The 2016 White Sox became a swirling morass of insanity.  As the crosstown rival Cubs went into the season as World Series favorites and somehow rent a hole in the space-time continuum that has plunged the world into chaos, the South Siders completely lost their minds.  The major issue was that left-handed platoon DH Adam LaRoche wanted to have his son Drake spend the entire season with the team as a sort of junior player soaking up the exciting and intellectually challenging atmosphere of a major league locker room.  Other players reportedly did not want a 14 year-old around all of the time, the team asked LaRoche not to bring his son into the locker room, and LaRoche retired instead.  This split the White Sox into pro- and anti-LaRoche factions, with Eaton calling the teenaged Drake a "leader in the clubhouse" and other teammates putting up LaRoche jerseys in solidarity.  Adam LaRoche then went in retirement to the natural path of extremely bizarre Christian sting operations in overseas brothels. 

LaRoche jerseys hang defiantly in the White Sox clubhouse like medieval pennants

Can we be sure that the Eaton/Frazier split was about the LaRoche controversy?
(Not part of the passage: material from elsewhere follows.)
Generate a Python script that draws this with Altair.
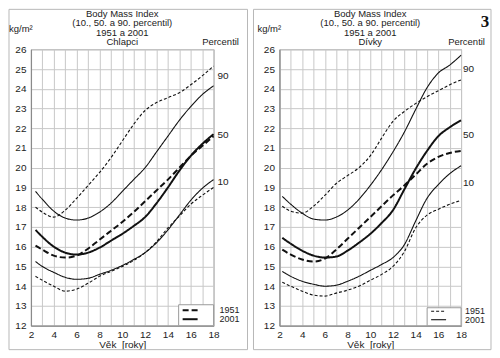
import altair as alt
import pandas as pd

# ---------------- data ----------------
AGES_BOYS = [2.4, 3, 4, 5, 6, 7, 8, 9, 10, 11, 12, 13, 14, 15, 16, 17, 18]
AGES_GIRLS = [2.25, 3, 4, 5, 6, 7, 8, 9, 10, 11, 12, 13, 14, 15, 16, 17, 18]

BOYS_P90_2001 = [18.8, 18.4, 17.8, 17.45, 17.35, 17.45, 17.75, 18.2, 18.8, 19.4, 20.0, 20.8, 21.6, 22.4, 23.1, 23.7, 24.15]
BOYS_P90_1951 = [18.0, 17.75, 17.5, 17.85, 18.45, 19.1, 19.75, 20.5, 21.35, 22.2, 22.9, 23.3, 23.55, 23.8, 24.2, 24.65, 25.15]
BOYS_P50_2001 = [16.85, 16.5, 16.0, 15.7, 15.6, 15.7, 15.95, 16.3, 16.65, 17.05, 17.5, 18.2, 19.0, 19.85, 20.6, 21.2, 21.7]
BOYS_P50_1951 = [16.05, 15.85, 15.55, 15.45, 15.55, 15.9, 16.35, 16.8, 17.25, 17.75, 18.3, 18.85, 19.4, 20.0, 20.6, 21.1, 21.6]
BOYS_P10_2001 = [15.25, 15.0, 14.7, 14.45, 14.35, 14.4, 14.6, 14.8, 15.05, 15.35, 15.7, 16.2, 16.85, 17.6, 18.35, 18.95, 19.4]
BOYS_P10_1951 = [14.5, 14.3, 14.0, 13.75, 13.85, 14.15, 14.5, 14.75, 15.0, 15.3, 15.7, 16.25, 16.95, 17.55, 18.15, 18.6, 19.0]

GIRLS_P90_2001 = [18.55, 18.15, 17.7, 17.4, 17.35, 17.5, 17.85, 18.4, 19.1, 19.9, 20.8, 21.8, 22.95, 24.05, 24.8, 25.2, 25.7]
GIRLS_P90_1951 = [18.05, 17.8, 17.7, 18.05, 18.6, 19.2, 19.6, 20.0, 20.6, 21.5, 22.35, 22.85, 23.25, 23.6, 23.9, 24.2, 24.45]
GIRLS_P50_2001 = [16.45, 16.15, 15.8, 15.55, 15.45, 15.5, 15.8, 16.2, 16.65, 17.2, 17.85, 18.9, 19.95, 20.85, 21.6, 22.05, 22.4]
GIRLS_P50_1951 = [15.85, 15.6, 15.35, 15.25, 15.4, 15.85, 16.4, 16.95, 17.5, 18.05, 18.6, 19.1, 19.65, 20.2, 20.55, 20.75, 20.85]
GIRLS_P10_2001 = [14.75, 14.5, 14.25, 14.1, 14.0, 14.05, 14.25, 14.5, 14.8, 15.1, 15.45, 16.1, 17.3, 18.45, 19.15, 19.7, 20.1]
GIRLS_P10_1951 = [14.2, 14.0, 13.75, 13.55, 13.5, 13.65, 13.8, 14.0, 14.3, 14.6, 15.0, 15.75, 16.95, 17.6, 17.9, 18.15, 18.35]

PERCENTILES = ["90", "50", "10"]
YEARS = ["1951", "2001"]
BOYS_LABEL_Y = [24.65, 21.65, 19.3]
GIRLS_LABEL_Y = [25.0, 21.65, 19.25]
X_TICKS = list(range(2, 19))
Y_TICKS = list(range(12, 27))

TITLE_LINES = ["Body Mass Index", "(10., 50. a 90. percentil)", "1951 a 2001"]

FONT = "Liberation Sans"
INK = "#111111"
TXT = "#222222"
ONE = pd.DataFrame({"a": [0]})
H = 277

X_SCALE = alt.Scale(domain=[2, 18], nice=False, zero=False)
Y_SCALE = alt.Scale(domain=[12, 26], nice=False, zero=False)
X_AXIS = alt.Axis(values=X_TICKS, grid=True, labelOverlap=False, labelFlush=False,
                  labelExpr="datum.value % 2 == 0 ? datum.label : ''",
                  title="V\u011bk\u00a0 [roky]", labelPadding=4, titlePadding=0)
Y_AXIS = alt.Axis(values=Y_TICKS, grid=True, labelOverlap=False, labelFlush=False,
                  title=None, labelPadding=5)


def build_df(ages, series):
    rows = []
    for (pct, year), vals in series.items():
        w = "thick" if pct == "50" else "thin"
        for a, v in zip(ages, vals):
            rows.append({"age": a, "bmi": v, "series": f"{pct}-{year}",
                         "w": w, "dash": f"{year}-{w}"})
    return pd.DataFrame(rows)


def txt(s, x, y, **kw):
    opts = dict(font=FONT, fontSize=10, color=TXT, baseline="middle")
    opts.update(kw)
    return alt.Chart(ONE).mark_text(**opts).encode(
        x=alt.value(x), y=alt.value(y), text=alt.value(s))


def panel(ages, series, sex, width, label_ys, frame_x, legend_thick, box_h,
          dash_off, legend_text_x, pct_x, percentil_x, extra=None):
    df = build_df(ages, series)
    lines = alt.Chart(df).mark_line(interpolate="monotone", color=INK).encode(
        x=alt.X("age:Q", scale=X_SCALE, axis=X_AXIS),
        y=alt.Y("bmi:Q", scale=Y_SCALE, axis=Y_AXIS),
        detail="series:N",
        strokeDash=alt.StrokeDash("dash:N", scale=alt.Scale(
            domain=["1951-thin", "1951-thick", "2001-thin", "2001-thick"],
            range=[[3, 2], [6, 3], [1, 0], [1, 0]]), legend=None),
        strokeWidth=alt.StrokeWidth("w:N", scale=alt.Scale(
            domain=["thin", "thick"], range=[1.1, 2.0]), legend=None),
    )
    frame = alt.Chart(ONE).mark_rect(fillOpacity=0, stroke="#b8b8b8", strokeWidth=1).encode(
        x=alt.value(frame_x[0]), x2=alt.value(frame_x[1]),
        y=alt.value(-40), y2=alt.value(H + 24))
    layers = [lines, frame]
    # legend box
    lw = 2.0 if legend_thick else 1.1
    ld = [6, 3] if legend_thick else [3, 2]
    dy = (H - dash_off[0], H - dash_off[1])
    layers.append(alt.Chart(ONE).mark_rect(fill="white", stroke="#9a9a9a", strokeWidth=1).encode(
        x=alt.value(148), x2=alt.value(width), y=alt.value(H - box_h), y2=alt.value(H)))
    layers.append(alt.Chart(ONE).mark_rule(color=INK, strokeWidth=lw, strokeDash=ld).encode(
        x=alt.value(152), x2=alt.value(167), y=alt.value(dy[0])))
    layers.append(alt.Chart(ONE).mark_rule(color=INK, strokeWidth=lw).encode(
        x=alt.value(152), x2=alt.value(167), y=alt.value(dy[1])))
    layers.append(txt(YEARS[0], legend_text_x, dy[0], align="left", fontSize=9))
    layers.append(txt(YEARS[1], legend_text_x, dy[1], align="left", fontSize=9))
    # percentile labels (positioned through the y scale)
    lab = pd.DataFrame({"bmi": label_ys, "p": PERCENTILES})
    layers.append(alt.Chart(lab).mark_text(font=FONT, fontSize=10, color=TXT,
                                           align="left", baseline="middle").encode(
        x=alt.value(pct_x), y=alt.Y("bmi:Q", scale=Y_SCALE, axis=Y_AXIS), text="p:N"))
    # titles
    for t, yy in zip(TITLE_LINES + [sex], [-35.5, -26, -16.5, -7]):
        layers.append(txt(t, width / 2, yy, align="center", fontSize=9.5))
    layers.append(txt("kg/m\u00b2", -22, -20, align="left", fontSize=9.5))
    layers.append(txt("Percentil", percentil_x, -7, align="center", fontSize=9.5))
    if extra is not None:
        layers.append(extra)
    return alt.layer(*layers).properties(width=width, height=H)


boys = {("90", "2001"): BOYS_P90_2001, ("90", "1951"): BOYS_P90_1951,
        ("50", "2001"): BOYS_P50_2001, ("50", "1951"): BOYS_P50_1951,
        ("10", "2001"): BOYS_P10_2001, ("10", "1951"): BOYS_P10_1951}
girls = {("90", "2001"): GIRLS_P90_2001, ("90", "1951"): GIRLS_P90_1951,
         ("50", "2001"): GIRLS_P50_2001, ("50", "1951"): GIRLS_P50_1951,
         ("10", "2001"): GIRLS_P10_2001, ("10", "1951"): GIRLS_P10_1951}

left = panel(AGES_BOYS, boys, "Chlapci", 183, BOYS_LABEL_Y, (-22, 217), True,
             21, (15.5, 6.5), 189, 187, 190)
three = txt("3", 206, -27, align="center", font="Liberation Serif", fontSize=17,
            fontWeight="bold", color="#111")
right = panel(AGES_GIRLS, girls, "D\u00edvky", 182, GIRLS_LABEL_Y, (-26, 212), False,
              18, (14.5, 6), 186, 184, 187.5, extra=three)

chart = alt.hconcat(left, right, spacing=66, bounds="flush", padding=0).configure_view(
    stroke="#9a9a9a", strokeWidth=1
).configure_axis(
    labelFont=FONT, labelFontSize=10, labelColor=TXT,
    titleFont=FONT, titleFontSize=10, titleFontWeight="normal", titleColor=TXT,
    gridColor="#c8c8c8", gridWidth=1, gridOpacity=1, domainColor="#8a8a8a", domainWidth=1.2,
    ticks=False,
)

chart.save("out.html", embed_options={"renderer": "svg", "actions": False})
No.  Their falling out could be about all sorts of normal baseball disagreements such as sunflower seed disputes or whether to play Creed or P.O.D. in the locker room or whether Bigfoot or Gravedigger was a better monster truck.  But given that the LaRoche spectacle hung over the clubhouse and that Frazier was a newcomer to the White Sox that season it seems likely that it's the case and also it is extremely funny to imagine a bloodfeud between Frazier and Eaton that involves multiple generations of LaRoche.  

Also that year pitcher Chris Sale completely flipped out and reportedly sliced up a bunch of throwback uniforms because he refused to wear them.

Frazier's fracas with his former teammate was not his only incident.  Somehow, Frazier got involved in something with Jake Arrieta that broke my brain and still continues to haunt me to this day.  In early July, Arrieta hit Frazier with a pitch and Frazier took exception.  The video shows him making disgusted remarks to the umpire and catcher and then yelling at Arrieta as he made his way to first before being ejected from the game and in a hilarious baseball pantomime of yelling and aggressive pointing at the officials.  After the game, Arrieta told the media that if he was still angry "he can come see me and I'll put a dent in his skull."  

This is an insanely violent thing to say about another person even in the context of baseball macho posturing, but it is not this bit of midseason baseball aggression that has broken me, it is the headlines.  Here is a headline from the Sporting News that is likely going to stay in my brain until I die:
Todd Frazier responds to Jake Arrieta Skull threat.  It is Todd Frazier responding. To a threat. So far so good. What kind of threat, you ask? A skull threat.  Just your everyday, ordinary skull threat, the two words that everyone knows when you put them together.  I have been thinking about this combination of words for months and they are just rattling around my head slowly causing me to go insane.

It's not just the Sporting News that had trouble with this.  Here is an ESPN headline describing the same incident:

I think that what is happening here is that our headline writers are completely unable to handle the concept of a baseball player threatening to dent another's skull.  Because that is the most colorful word in the exchange, they want to get it into the headline, but there's no precedent for players specifically threatening skull harm, so the reader is left completely baffled.  What is a skull threat?  Does that mean, as Arrieta did, specific attacks on Frazier's skull? Or does it mean Arrieta will threaten him by using skulls to scare Frazier with a grim Halloween aesthetic.  And anything can be a skull remark.  A reader could assume that Arrieta was possibly mocking Frazier's skull with the skill of a Mean Phrenologist. 

There is one other figure in sports who I would trust to have a handle on such pressing, confusing issues, and it's Jim Boylen, who I believe could easily explain why he loves Chandler Hutchinson's "awesome skull."